I hope that with that explanation, the noble Lord will not pursue the amendment.


Lord Dixon-Smith: My Lords, I hear what the Minister has said—I always listen with care—and am grateful to him for his response. In speaking to this amendment, I acknowledged a weakness in that I was attempting to anticipate the future, which is always slightly dangerous. With that in mind, I beg leave to withdraw the amendment.

Amendment, by leave, withdrawn.

Clause 16 [Registers: public access]:

[Amendments Nos. 10 and 11 not moved.]

Clause 17 [Strategy for England]:

Lord Dixon-Smith had given notice of his intention to move Amendment No. 12:

    Page 11, line 35, at end insert—

"( ) The measures mentioned in subsection (2) must include measures to reduce non-municipal biodegradable waste going to landfill."

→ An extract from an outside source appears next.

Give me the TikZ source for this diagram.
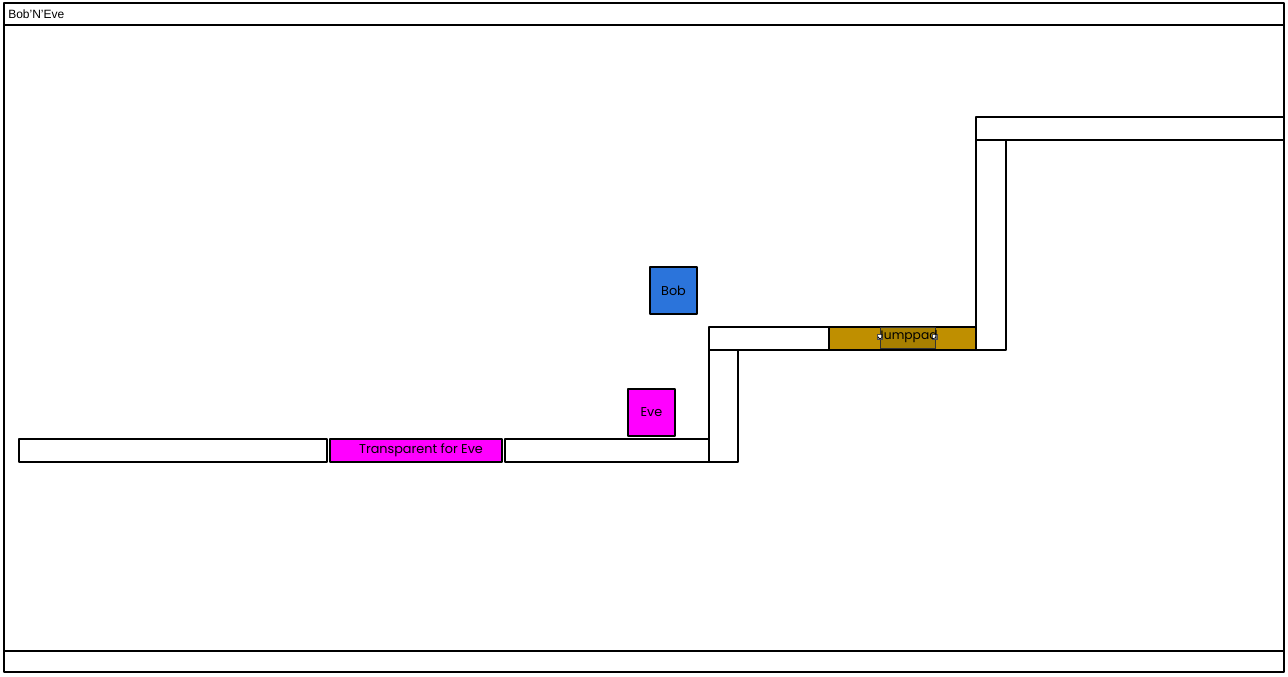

The noble Lord said: My Lords, I shall speak also to Amendments Nos. 14 to 16. The Government kindly dealt in many ways with the subject in a letter. I am grateful to the noble Baroness, Lady Farrington, who had the letter prepared and signed. It acknowledges, in particular, that there are remarkable success stories in some aspects of non-municipal biodegradable waste, particularly packaging. The noble Baroness noted that some 80 per cent of the 19 million tonnes of commercial and industrial biodegradable waste in England was recycled. That is a remarkable achievement worth putting on the record.

Earlier in the letter the noble Baroness caused me some confusion, which practically justified my amendment. She said that waste disposal authorities and waste collection authorities picked up around 100,000 tonnes of municipal solid waste every weekday. She added that the amount of biodegradable waste in municipal solid waste varies according to waste management infrastructure and so on. It makes it sound as though we do not know what is happening in that area. It seems that there would be room for slippage. But I acknowledge that a good deal of work is happening. In the circumstances, I shall not move the amendment.